In their most primative form, cleantech innovations are a dime a dozen. Numerous start-ups will claim to have a 'revolutionary' and 'disruptive' product or service at the ready, but very few actually navigate beyond the blueprints to the point of scaling up commercialisation.

The most frustrating part about this inability to climb up to the next step on the ladder of success is that it usually isn’t a lack of interest in the innovative product or service, but rather a lack of business acumen that sees start-ups – which may have already navigated the minefield of “grassroots” funding - trip at the next hurdle.

With Bloomberg New Energy Finance recently claiming that as much as $12trn will need to be invested into renewable and low-carbon innovations, the will is certainly there for wholesale financial backing of innovative cleantech ideas. But, without knowing which steps to take and how to bypass challenges, many businesses are often left trapped in the mire, unable to commercialise potentially game-changing green products.
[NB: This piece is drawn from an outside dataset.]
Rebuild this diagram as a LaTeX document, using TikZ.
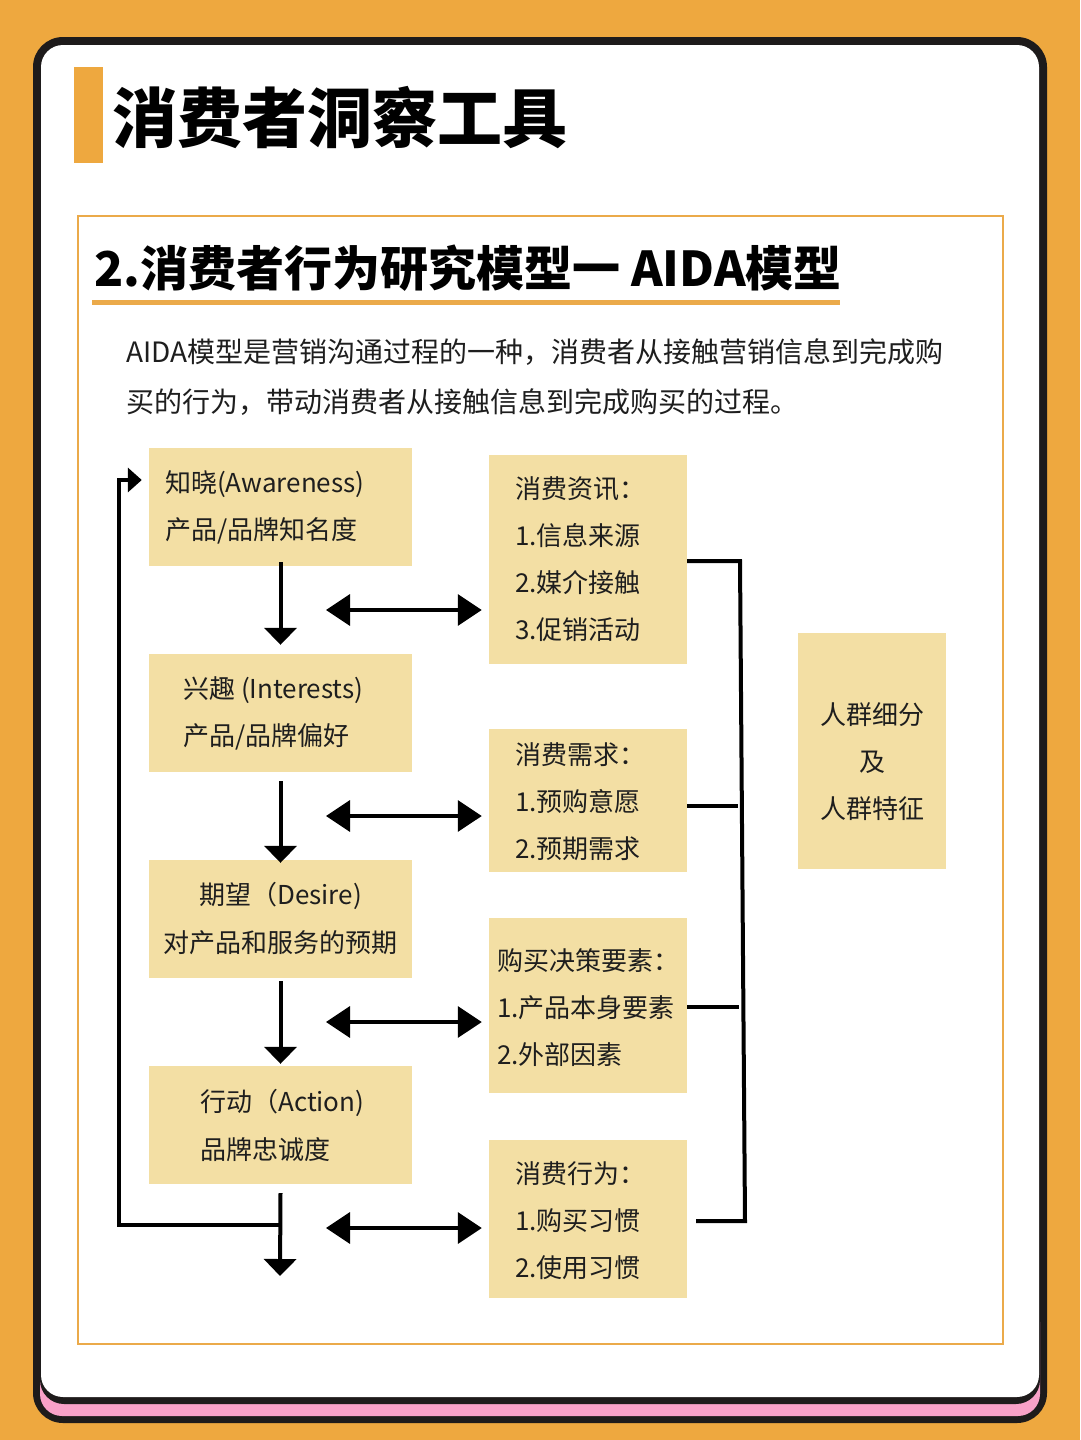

“In the UK, there is still a funding gap between attracting seed or angel investors and securing significant series A investment,” says Hamish Corner from Penningtons - a firm consisting of more than 100 partners and 400 lawyers. “This is more pronounced in the renewable energy and cleantech sectors, where the market can be quite fragmented and opportunities are not as well understood by many investors. 

“If at all possible, companies should target investors who have shown an interest and understanding in the sector, and which have the ability to provide follow-on investment.”

In his role as partner at Penningtons - a lead partner of the edie Live Innovation Zone competition - Corner has represented a wide range of cleantech companies across a variety of renewables sectors, ranging from start-ups and SMEs to large corporations. For Corner, one of the biggest issues faced by cleantech innovators is an initial struggle to “generate sufficient commercial momentum”.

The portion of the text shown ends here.